Geiger and Stetzer begin with premise: Being missional and being simple require strategic thinking.
[Missional] leaders do not expect mission to just happen. They prayerfully seek for the best systems and structures that both facilitate and validate effective missional thrust into their communities. It is incumbent upon leaders to think outside the (warehouse) box.
This sounds simple enough, I suppose, but it’s the furthest thing from simple — or easy. Let me explain.
We church leaders have these difficulties to overcome:
1. Our members have expectations that we have to dash. They grew up in churches that met on Sunday nights and Wednesday nights and had visitation nights and on and on. They came to our church in part because they enjoy those things — or feel duty-bound to participate in such things. And we’ve done exactly those things for 50 years.
If we go a week without a traditional Wednesday night services, our members feel guilty for not being in church. And some miss that service. They enjoy the fellowship with friends, and some actually miss the classes.
2. Our members are too busy to do all that’s on the calendar already. How can we add something?
If we don’t remove something from the calendar, there just won’t be time to do what’s most important. I mean, half or more of our members don’t have time for Sunday night and Wednesday night. Many have commutes that interfere. Some are too old to drive in dark. Many have jobs that require travel or shift work. And many are busy with sick parents or spouses. Or kids activities. Or grad school. I mean, our members are busy.
Preach all you want about priorities and commitments, and our members will still live 20 or more minutes away, their parents will still be sick, and their kids will still need help with their homework.
3. We have precious few models for what works. This missional stuff is new. Most churches that are really into it are still figuring it out. The Churches of Christ are actually as far along as most, but we still don’t have the one great model for how to get it done.
4. There likely never will be that one great model for how to get it done.
I mean, did you start a Membership 101 class at your church? Do 40 Days of Purpose? Did you grow like Saddleback? You see, missional Christianity is very context sensitive.
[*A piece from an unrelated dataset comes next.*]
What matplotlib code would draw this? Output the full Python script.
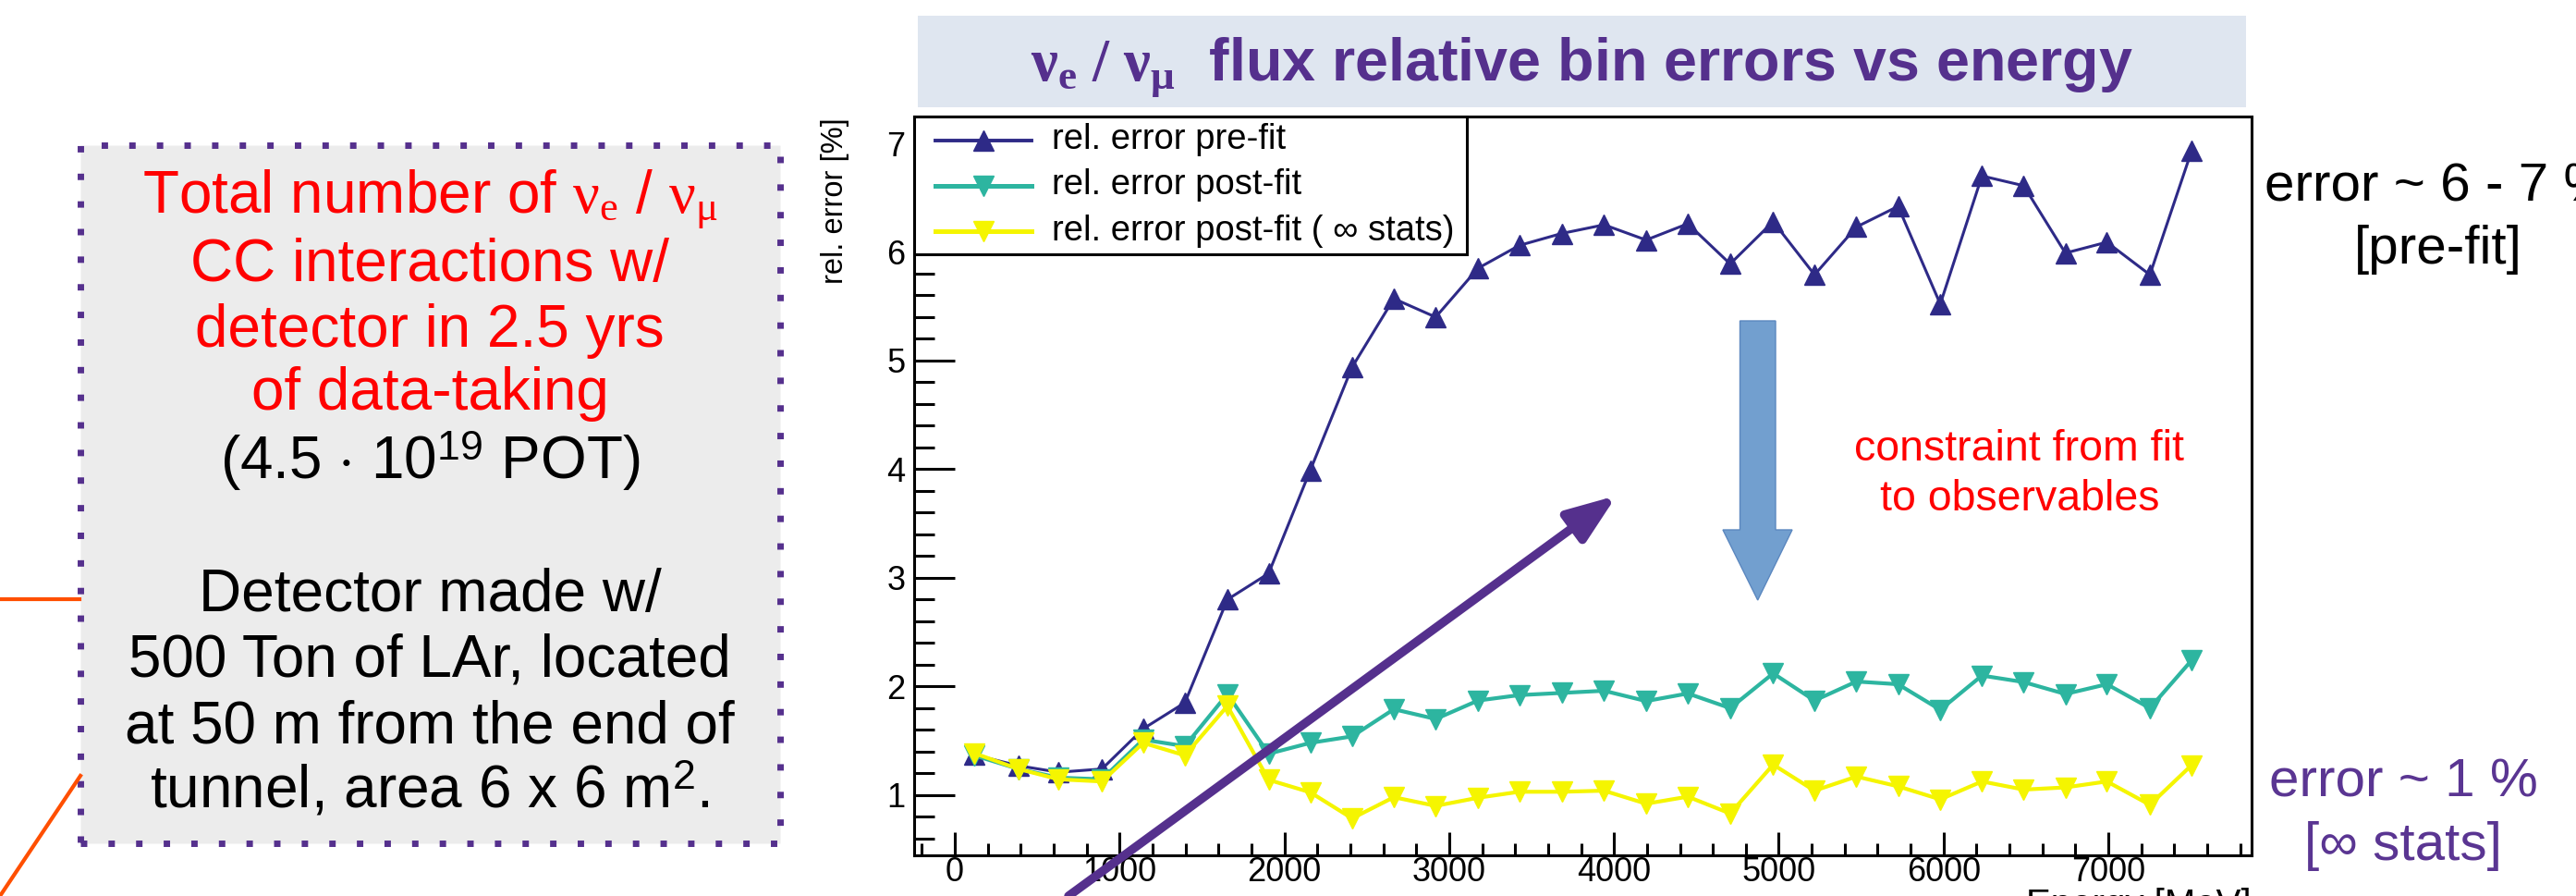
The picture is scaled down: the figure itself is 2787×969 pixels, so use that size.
import matplotlib
matplotlib.use('Agg')
import matplotlib.pyplot as plt
from matplotlib.patches import Rectangle, Polygon, FancyArrowPatch
from matplotlib.lines import Line2D
from matplotlib.ticker import MultipleLocator

plt.rcParams['font.family'] = ['Liberation Sans', 'DejaVu Sans']
plt.rcParams['mathtext.fontset'] = 'custom'
plt.rcParams['mathtext.rm'] = 'Liberation Serif'
plt.rcParams['mathtext.it'] = 'Liberation Serif:italic'
plt.rcParams['mathtext.bf'] = 'Liberation Serif:bold'
plt.rcParams['mathtext.sf'] = 'Liberation Sans'

# bin centres [MeV] and relative errors [%]
energy = [118, 386, 630, 893, 1143, 1396, 1654, 1904, 2157, 2411, 2664, 2918, 3175, 3425, 3682,
          3940, 4195, 4448, 4705, 4966, 5217, 5471, 5724, 5980, 6233, 6486, 6739, 6991, 7252, 7505]
err_prefit = [1.37, 1.27, 1.21, 1.24, 1.61, 1.85, 2.80, 3.04, 3.99, 4.94, 5.57, 5.40, 5.85, 6.06, 6.17,
              6.25, 6.11, 6.26, 5.89, 6.28, 5.79, 6.23, 6.42, 5.52, 6.70, 6.61, 5.99, 6.09, 5.79, 6.93]
err_postfit = [1.365, 1.24, 1.16, 1.145, 1.51, 1.45, 1.93, 1.38, 1.48, 1.54, 1.79, 1.70, 1.87, 1.92, 1.94,
               1.96, 1.865, 1.935, 1.80, 2.12, 1.87, 2.045, 2.02, 1.785, 2.10, 2.04, 1.93, 2.02, 1.80, 2.24]
err_postfit_inf = [1.385, 1.24, 1.145, 1.125, 1.48, 1.365, 1.82, 1.14, 1.025, 0.785, 0.98, 0.90, 0.975, 1.03, 1.03,
                   1.04, 0.92, 0.985, 0.83, 1.28, 1.04, 1.17, 1.08, 0.96, 1.125, 1.05, 1.07, 1.125, 0.91, 1.275]

series_labels = ['rel. error pre-fit', 'rel. error post-fit', 'rel. error post-fit ( \u221e stats)']

W, H = 2787, 969
fig = plt.figure(figsize=(W / 100, H / 100), dpi=100)
fig.patch.set_facecolor('white')


# pixel (from top-left) -> figure fraction
def fx(px):
    return px / W


def fy(py):
    return 1 - py / H


purple = '#55308d'
navy = '#2e2a87'
teal = '#2db5a0'
yellow = '#f5f500'

series = [(err_prefit, navy, '^', 2.2), (err_postfit, teal, 'v', 3), (err_postfit_inf, yellow, 'v', 3)]

# main plot frame
ax = fig.add_axes([fx(989), fy(925), (2436 - 989) / W, (925 - 126) / H])
for k, (vals, col, mk, lw) in enumerate(series):
    ax.plot(energy, vals, color=col, lw=lw, marker=mk, ms=16, mec=col, zorder=3 + k)

ax.set_xlim(-247, 7869)
ax.set_ylim(0.445, 7.247)
ax.xaxis.set_major_locator(MultipleLocator(1000))
ax.xaxis.set_minor_locator(MultipleLocator(200))
ax.yaxis.set_major_locator(MultipleLocator(1))
ax.yaxis.set_minor_locator(MultipleLocator(0.2))
ax.tick_params(axis='x', which='major', direction='in', length=18, width=2.2, labelsize=26, pad=0.5)
ax.tick_params(axis='x', which='minor', direction='in', length=9.5, width=2.2)
ax.tick_params(axis='y', which='major', direction='in', length=32, width=2.2, labelsize=26, pad=7)
ax.tick_params(axis='y', which='minor', direction='in', length=16, width=2.2)
for s in ax.spines.values():
    s.set_linewidth(2.2)

# ROOT-style legend box in the top-left corner of the frame
fig.add_artist(Rectangle((fx(989), fy(275)), (1587 - 989) / W, (275 - 126) / H, transform=fig.transFigure,
                         facecolor='white', edgecolor='black', lw=2.2, zorder=10))
for (vals, col, mk, lw), lab, yc in zip(series, series_labels, [151.7, 200.5, 250]):
    fig.add_artist(Line2D([fx(1012), fx(1116)], [fy(yc), fy(yc)], transform=fig.transFigure,
                          color=col, lw=lw + 0.6, zorder=11))
    fig.add_artist(Line2D([fx(1064)], [fy(yc)], transform=fig.transFigure, color=col, marker=mk,
                          ms=16, mec=col, zorder=12))
    fig.text(fx(1138), fy(yc + 9.5), lab, ha='left', va='baseline', fontsize=27.5, zorder=12)

fig.text(fx(903), fy(127), 'rel. error [%]', rotation=90, ha='center', va='top', fontsize=23.5)
fig.text(fx(2436), fy(990), 'Energy [MeV]', ha='right', va='baseline', fontsize=29)

# title banner
fig.add_artist(Rectangle((fx(993), fy(116)), (2430 - 993) / W, (116 - 17) / H,
                         transform=fig.transFigure, facecolor='#dfe6f0', edgecolor='none'))
fig.text(fx(1711), fy(87), r'$\mathbf{\nu_e\ /\ \nu_\mu}$  flux relative bin errors vs energy',
         ha='center', va='baseline', fontsize=46.5, fontweight='bold', color=purple)

# left info box
fig.add_artist(Rectangle((fx(87), fy(912)), (844 - 87) / W, (912 - 157) / H, transform=fig.transFigure,
                         facecolor='#ececec', edgecolor=purple, lw=5, linestyle=(0, (1, 3.3)),
                         capstyle='butt'))
box_lines = [
    (r'Total number of $\mathrm{\nu_e}$ / $\mathrm{\nu_\mu}$', 'red', 229),
    ('CC interactions w/', 'red', 304),
    ('detector in 2.5 yrs', 'red', 375),
    ('of data-taking', 'red', 443),
    (r'(4.5 $\cdot$ 10$^{\mathsf{19}}$ POT)', 'black', 518),
    ('Detector made w/', 'black', 661),
    ('500 Ton of LAr, located', 'black', 732),
    ('at 50 m from the end of', 'black', 803),
    (r'tunnel, area 6 x 6 m$^{\mathsf{2}}$.', 'black', 874),
]
for txt, col, yb in box_lines:
    fig.text(fx(465), fy(yb), txt, ha='center', va='baseline', fontsize=46, color=col)

# orange connector lines on the left edge
orange = '#ff4f00'
fig.add_artist(Line2D([fx(0), fx(86)], [fy(648), fy(648)], transform=fig.transFigure, color=orange, lw=3))
fig.add_artist(Line2D([fx(87), fx(0)], [fy(839), fy(969)], transform=fig.transFigure, color=orange, lw=3))

# purple pointer arrow
fig.add_artist(FancyArrowPatch((fx(1156), fy(969)), (fx(1749), fy(536)), transform=fig.transFigure,
                               arrowstyle='-|>,head_length=32,head_width=12', mutation_scale=1,
                               color=purple, lw=6.8, shrinkA=0, shrinkB=0, zorder=20))

# blue block arrow
arr = [(1882.5, 347), (1921, 347), (1921, 573), (1939, 573), (1901.7, 649),
       (1864, 573), (1882.5, 573)]
fig.add_artist(Polygon([(fx(x), fy(y)) for x, y in arr], closed=True, transform=fig.transFigure,
                       facecolor='#729fcf', edgecolor='#5b87bf', lw=1, zorder=20))

fig.text(fx(2185), fy(498), 'constraint from fit', ha='center', va='baseline', fontsize=33.5, color='red')
fig.text(fx(2185), fy(552), 'to observables', ha='center', va='baseline', fontsize=33.5, color='red')

# right-hand comments
fig.text(fx(2638), fy(218), 'error ~ 6 - 7 %', ha='center', va='baseline', fontsize=42, color='black')
fig.text(fx(2638), fy(285), '[pre-fit]', ha='center', va='baseline', fontsize=42, color='black')
fig.text(fx(2600), fy(862), 'error ~ 1 %', ha='center', va='baseline', fontsize=42, color='#5a3592')
fig.text(fx(2600), fy(930), '[\u221e stats]', ha='center', va='baseline', fontsize=42, color='#5a3592')

plt.savefig('out.png', dpi=100)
What you ought to be doing, and how you ought to be doing it, depends on lots of things, such as your talents, and your passions, and the needs that surround you.
Therefore, you likely can’t just xerox the handbook from a church that has it all together (if you could even find one).
Now — try to sell your members on giving up precious, comfortable traditions in order to do something that you’ve never done before, that doesn’t have a best selling book to go with it, and that just might not work at all — where you have to experiment and likely fail a few times before it all comes together.
Therefore, yes, you have to be strategic. A great 45 minute sermon won’t sell the idea. Rather, you have to get your members to burn with the passion of Jesus for the lost and the needy. And when your church wants to change, it’ll change.
But the passion doesn’t come from a one-quarter series on modern missional thinking. Such a series of lessons will help (as will the sermon), but what really helps is doing. Doing mission creates a heart for mission.
So you need some early adopters who will take the freedom you give them to go be Jesus to the world, and then you have to hold them up as examples and lead them to lead others. And be patient.
People will get upset. Even someone who helped teach the quarter’s lessons on missionality will get upset when his favorite hymns aren’t led or his favorite program is canceled. Change is hard — even on those of us who know better. It’s just hard.